What to do: Go through the data and copy every line exactly, but not the images.

Dataset section:
● ● ●

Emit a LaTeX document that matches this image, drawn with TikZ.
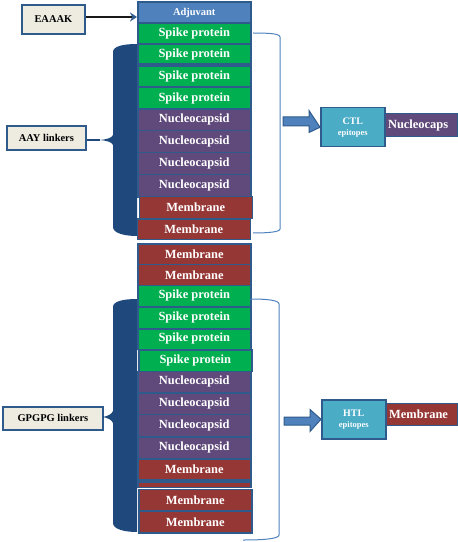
\documentclass[tikz,border=0pt]{standalone}
\usepackage{fontspec}
\setmainfont{Liberation Serif}
\usetikzlibrary{arrows.meta}
\definecolor{adjblue}{HTML}{4F81BD}
\definecolor{spkgreen}{HTML}{00B050}
\definecolor{nucpurp}{HTML}{604A7B}
\definecolor{memred}{HTML}{953735}
\definecolor{edgeblue}{HTML}{2F5B8C}
\definecolor{bracenavy}{HTML}{1F497D}
\definecolor{linkbg}{HTML}{EEECE1}
\definecolor{epiblue}{HTML}{4BACC6}
\tikzset{
  seg/.style={draw=edgeblue, line width=1.5bp, minimum width=113bp, inner sep=0pt,
    anchor=north west, text=white, font=\bfseries\fontsize{12.5}{12.5}\selectfont},
  adjseg/.style={seg, fill=adjblue, font=\bfseries\fontsize{10.5}{10.5}\selectfont},
  spk/.style={seg, fill=spkgreen},
  nuc/.style={seg, fill=nucpurp},
  mem/.style={seg, fill=memred},
  linkbox/.style={draw=edgeblue, line width=1.8bp, fill=linkbg, inner sep=0pt,
    anchor=north west, text=black, font=\bfseries\fontsize{10.5}{10.5}\selectfont},
  epibox/.style={draw=edgeblue, line width=1.5bp, fill=epiblue, inner sep=0pt,
    anchor=north west, text=white, minimum width=64bp, minimum height=39bp, align=center},
  tagbox/.style={draw=edgeblue, line width=1.2bp, inner sep=0pt, anchor=north west,
    text=white, font=\bfseries\fontsize{12.5}{12.5}\selectfont},
  bracket/.style={draw=adjblue, line width=1bp},
  blockarrow/.style={fill=adjblue, draw=edgeblue, line width=1bp},
}
\begin{document}
\begin{tikzpicture}[x=1bp,y=-1bp]
\useasboundingbox (0,0) rectangle (458,542);

% left braces
\fill[bracenavy] (137,44) .. controls (124,44) and (113,46) .. (113,52) -- (113,135)
  .. controls (112,138) and (106,139.5) .. (100,140)
  .. controls (106,140.5) and (112,142) .. (113,145) -- (113,227)
  .. controls (113,233) and (124,236) .. (137,236) -- cycle;
\coordinate (tipA) at (100,140);
\fill[bracenavy] (137,299) .. controls (124,299) and (113,301) .. (113,307) -- (113,411)
  .. controls (112,414) and (108,416) .. (103,417)
  .. controls (108,418) and (112,420) .. (113,423) -- (113,523)
  .. controls (113,529) and (124,532) .. (137,532) -- cycle;
\coordinate (tipB) at (103,417);

% upper column
\node[adjseg, minimum height=21bp]   (adj) at (137,1.5) {Adjuvant};
\node[spk, minimum height=20.5bp]    (s1) at (137,23) {Spike protein};
\node[spk, minimum height=20bp]      (s2) at (137,43.5) {Spike protein};
\node[spk, minimum height=20.5bp]    (s3) at (137,65.5) {Spike protein};
\node[spk, minimum height=21bp]      (s4) at (137,87) {Spike protein};
\node[nuc, minimum height=21.5bp]    (n1) at (137,108.5) {Nucleocapsid};
\node[nuc, minimum height=22bp]      (n2) at (137,130) {Nucleocapsid};
\node[nuc, minimum height=22bp]      (n3) at (137,152) {Nucleocapsid};
\node[nuc, minimum height=22bp]      (n4) at (137,174) {Nucleocapsid};
\node[mem, minimum height=21.5bp]    (m1) at (138.5,196) {Membrane};
\node[mem, minimum height=20.5bp]    (m2) at (136.5,218) {Membrane};

% lower column
\node[mem, minimum height=20.5bp]    (m3) at (137,243) {Membrane};
\node[mem, minimum height=21bp]      (m4) at (137,263.5) {Membrane};
\node[spk, minimum height=21.5bp]    (s5) at (137,284.5) {Spike protein};
\node[spk, minimum height=22bp]      (s6) at (137,306) {Spike protein};
\node[spk, minimum height=20.5bp]    (s7) at (137,328) {Spike protein};
\node[spk, minimum height=21.5bp]    (s8) at (138,349) {Spike protein};
\node[nuc, minimum height=21.5bp]    (n5) at (137,370.5) {Nucleocapsid};
\node[nuc, minimum height=21.5bp]    (n6) at (137,392) {Nucleocapsid};
\node[nuc, minimum height=22.5bp]    (n7) at (137,413.5) {Nucleocapsid};
\node[nuc, minimum height=22bp]      (n8) at (137,436) {Nucleocapsid};
\node[mem, minimum height=21bp]      (m5) at (137,458) {Membrane};
\node[mem, minimum height=5.5bp]     (strip) at (137,481) {};
\node[mem, minimum height=21.5bp]    (m6) at (138,488.5) {Membrane};
\node[mem, minimum height=22bp]      (m7) at (138,510) {Membrane};

% linker labels
\node[linkbox, minimum width=63bp, minimum height=29bp] (eaaak) at (21,4) {EAAAK};
\node[linkbox, minimum width=79bp, minimum height=24bp] (aay) at (6,125.5) {AAY linkers};
\node[linkbox, minimum width=100bp, minimum height=23bp] (gpgpg) at (2,406) {GPGPG linkers};

\draw[line width=2.5bp, black!90, -{Stealth[length=7bp,width=9bp,color=edgeblue]}]
  (eaaak.east |- 0,17) -- (adj.west |- 0,17);
\draw[bracenavy, line width=1.2bp] (aay.east |- tipA) -- (tipA);
\draw[bracenavy, line width=1.2bp] (gpgpg.east |- tipB) -- (tipB);

% right brackets
\coordinate (bA1) at (253,33);
\coordinate (bA2) at (253,233);
\draw[bracket] (bA1) .. controls (268,33) and (280,33.5) .. (280,37) -- (280,229)
  .. controls (280,232) and (268,233) .. (bA2);
\coordinate (bB1) at (250,299);
\coordinate (bB2) at (243,540);
\draw[bracket] (bB1) .. controls (266,299) and (279,300) .. (279,304) -- (279,535)
  .. controls (279,539) and (262,540) .. (bB2);

% epitope summaries
\node[tagbox, fill=nucpurp, minimum width=73bp, minimum height=23bp] (ncap) at (384,113)
  {\hspace*{-6bp}Nucleocaps};
\node[epibox] (ctl) at (320,107)
  {{\bfseries\fontsize{10}{11}\selectfont CTL}\\[-1bp]{\bfseries\fontsize{8.5}{10}\selectfont epitopes}};
\node[tagbox, fill=memred, minimum width=72bp, minimum height=22bp] (hmem) at (385,403)
  {\hspace*{-6bp}Membrane};
\node[epibox] (htl) at (321,399)
  {{\bfseries\fontsize{10}{11}\selectfont HTL}\\[-1bp]{\bfseries\fontsize{8.5}{10}\selectfont epitopes}};

% block arrows
\draw[blockarrow] (283,117) -- (309,117) -- (309,110.5) -- (ctl.west) -- (309,132.5)
  -- (309,126) -- (283,126) -- cycle;
\draw[blockarrow] (284,417) -- (310,417) -- (310,409.5) -- (htl.west) -- (310,431.5)
  -- (310,425) -- (284,425) -- cycle;
\end{tikzpicture}
\end{document}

● ● ●

Worked solution:
Emit a LaTeX document that matches this image, drawn with TikZ.
\documentclass[tikz,border=0pt]{standalone}
\usepackage{fontspec}
\setmainfont{Liberation Serif}
\usetikzlibrary{arrows.meta}
\definecolor{adjblue}{HTML}{4F81BD}
\definecolor{spkgreen}{HTML}{00B050}
\definecolor{nucpurp}{HTML}{604A7B}
\definecolor{memred}{HTML}{953735}
\definecolor{edgeblue}{HTML}{2F5B8C}
\definecolor{bracenavy}{HTML}{1F497D}
\definecolor{linkbg}{HTML}{EEECE1}
\definecolor{epiblue}{HTML}{4BACC6}
\tikzset{
  seg/.style={draw=edgeblue, line width=1.5bp, minimum width=113bp, inner sep=0pt,
    anchor=north west, text=white, font=\bfseries\fontsize{12.5}{12.5}\selectfont},
  adjseg/.style={seg, fill=adjblue, font=\bfseries\fontsize{10.5}{10.5}\selectfont},
  spk/.style={seg, fill=spkgreen},
  nuc/.style={seg, fill=nucpurp},
  mem/.style={seg, fill=memred},
  linkbox/.style={draw=edgeblue, line width=1.8bp, fill=linkbg, inner sep=0pt,
    anchor=north west, text=black, font=\bfseries\fontsize{10.5}{10.5}\selectfont},
  epibox/.style={draw=edgeblue, line width=1.5bp, fill=epiblue, inner sep=0pt,
    anchor=north west, text=white, minimum width=64bp, minimum height=39bp, align=center},
  tagbox/.style={draw=edgeblue, line width=1.2bp, inner sep=0pt, anchor=north west,
    text=white, font=\bfseries\fontsize{12.5}{12.5}\selectfont},
  bracket/.style={draw=adjblue, line width=1bp},
  blockarrow/.style={fill=adjblue, draw=edgeblue, line width=1bp},
}
\begin{document}
\begin{tikzpicture}[x=1bp,y=-1bp]
\useasboundingbox (0,0) rectangle (458,542);

% left braces
\fill[bracenavy] (137,44) .. controls (124,44) and (113,46) .. (113,52) -- (113,135)
  .. controls (112,138) and (106,139.5) .. (100,140)
  .. controls (106,140.5) and (112,142) .. (113,145) -- (113,227)
  .. controls (113,233) and (124,236) .. (137,236) -- cycle;
\coordinate (tipA) at (100,140);
\fill[bracenavy] (137,299) .. controls (124,299) and (113,301) .. (113,307) -- (113,411)
  .. controls (112,414) and (108,416) .. (103,417)
  .. controls (108,418) and (112,420) .. (113,423) -- (113,523)
  .. controls (113,529) and (124,532) .. (137,532) -- cycle;
\coordinate (tipB) at (103,417);

% upper column
\node[adjseg, minimum height=21bp]   (adj) at (137,1.5) {Adjuvant};
\node[spk, minimum height=20.5bp]    (s1) at (137,23) {Spike protein};
\node[spk, minimum height=20bp]      (s2) at (137,43.5) {Spike protein};
\node[spk, minimum height=20.5bp]    (s3) at (137,65.5) {Spike protein};
\node[spk, minimum height=21bp]      (s4) at (137,87) {Spike protein};
\node[nuc, minimum height=21.5bp]    (n1) at (137,108.5) {Nucleocapsid};
\node[nuc, minimum height=22bp]      (n2) at (137,130) {Nucleocapsid};
\node[nuc, minimum height=22bp]      (n3) at (137,152) {Nucleocapsid};
\node[nuc, minimum height=22bp]      (n4) at (137,174) {Nucleocapsid};
\node[mem, minimum height=21.5bp]    (m1) at (138.5,196) {Membrane};
\node[mem, minimum height=20.5bp]    (m2) at (136.5,218) {Membrane};

% lower column
\node[mem, minimum height=20.5bp]    (m3) at (137,243) {Membrane};
\node[mem, minimum height=21bp]      (m4) at (137,263.5) {Membrane};
\node[spk, minimum height=21.5bp]    (s5) at (137,284.5) {Spike protein};
\node[spk, minimum height=22bp]      (s6) at (137,306) {Spike protein};
\node[spk, minimum height=20.5bp]    (s7) at (137,328) {Spike protein};
\node[spk, minimum height=21.5bp]    (s8) at (138,349) {Spike protein};
\node[nuc, minimum height=21.5bp]    (n5) at (137,370.5) {Nucleocapsid};
\node[nuc, minimum height=21.5bp]    (n6) at (137,392) {Nucleocapsid};
\node[nuc, minimum height=22.5bp]    (n7) at (137,413.5) {Nucleocapsid};
\node[nuc, minimum height=22bp]      (n8) at (137,436) {Nucleocapsid};
\node[mem, minimum height=21bp]      (m5) at (137,458) {Membrane};
\node[mem, minimum height=5.5bp]     (strip) at (137,481) {};
\node[mem, minimum height=21.5bp]    (m6) at (138,488.5) {Membrane};
\node[mem, minimum height=22bp]      (m7) at (138,510) {Membrane};

% linker labels
\node[linkbox, minimum width=63bp, minimum height=29bp] (eaaak) at (21,4) {EAAAK};
\node[linkbox, minimum width=79bp, minimum height=24bp] (aay) at (6,125.5) {AAY linkers};
\node[linkbox, minimum width=100bp, minimum height=23bp] (gpgpg) at (2,406) {GPGPG linkers};

\draw[line width=2.5bp, black!90, -{Stealth[length=7bp,width=9bp,color=edgeblue]}]
  (eaaak.east |- 0,17) -- (adj.west |- 0,17);
\draw[bracenavy, line width=1.2bp] (aay.east |- tipA) -- (tipA);
\draw[bracenavy, line width=1.2bp] (gpgpg.east |- tipB) -- (tipB);

% right brackets
\coordinate (bA1) at (253,33);
\coordinate (bA2) at (253,233);
\draw[bracket] (bA1) .. controls (268,33) and (280,33.5) .. (280,37) -- (280,229)
  .. controls (280,232) and (268,233) .. (bA2);
\coordinate (bB1) at (250,299);
\coordinate (bB2) at (243,540);
\draw[bracket] (bB1) .. controls (266,299) and (279,300) .. (279,304) -- (279,535)
  .. controls (279,539) and (262,540) .. (bB2);

% epitope summaries
\node[tagbox, fill=nucpurp, minimum width=73bp, minimum height=23bp] (ncap) at (384,113)
  {\hspace*{-6bp}Nucleocaps};
\node[epibox] (ctl) at (320,107)
  {{\bfseries\fontsize{10}{11}\selectfont CTL}\\[-1bp]{\bfseries\fontsize{8.5}{10}\selectfont epitopes}};
\node[tagbox, fill=memred, minimum width=72bp, minimum height=22bp] (hmem) at (385,403)
  {\hspace*{-6bp}Membrane};
\node[epibox] (htl) at (321,399)
  {{\bfseries\fontsize{10}{11}\selectfont HTL}\\[-1bp]{\bfseries\fontsize{8.5}{10}\selectfont epitopes}};

% block arrows
\draw[blockarrow] (283,117) -- (309,117) -- (309,110.5) -- (ctl.west) -- (309,132.5)
  -- (309,126) -- (283,126) -- cycle;
\draw[blockarrow] (284,417) -- (310,417) -- (310,409.5) -- (htl.west) -- (310,431.5)
  -- (310,425) -- (284,425) -- cycle;
\end{tikzpicture}
\end{document}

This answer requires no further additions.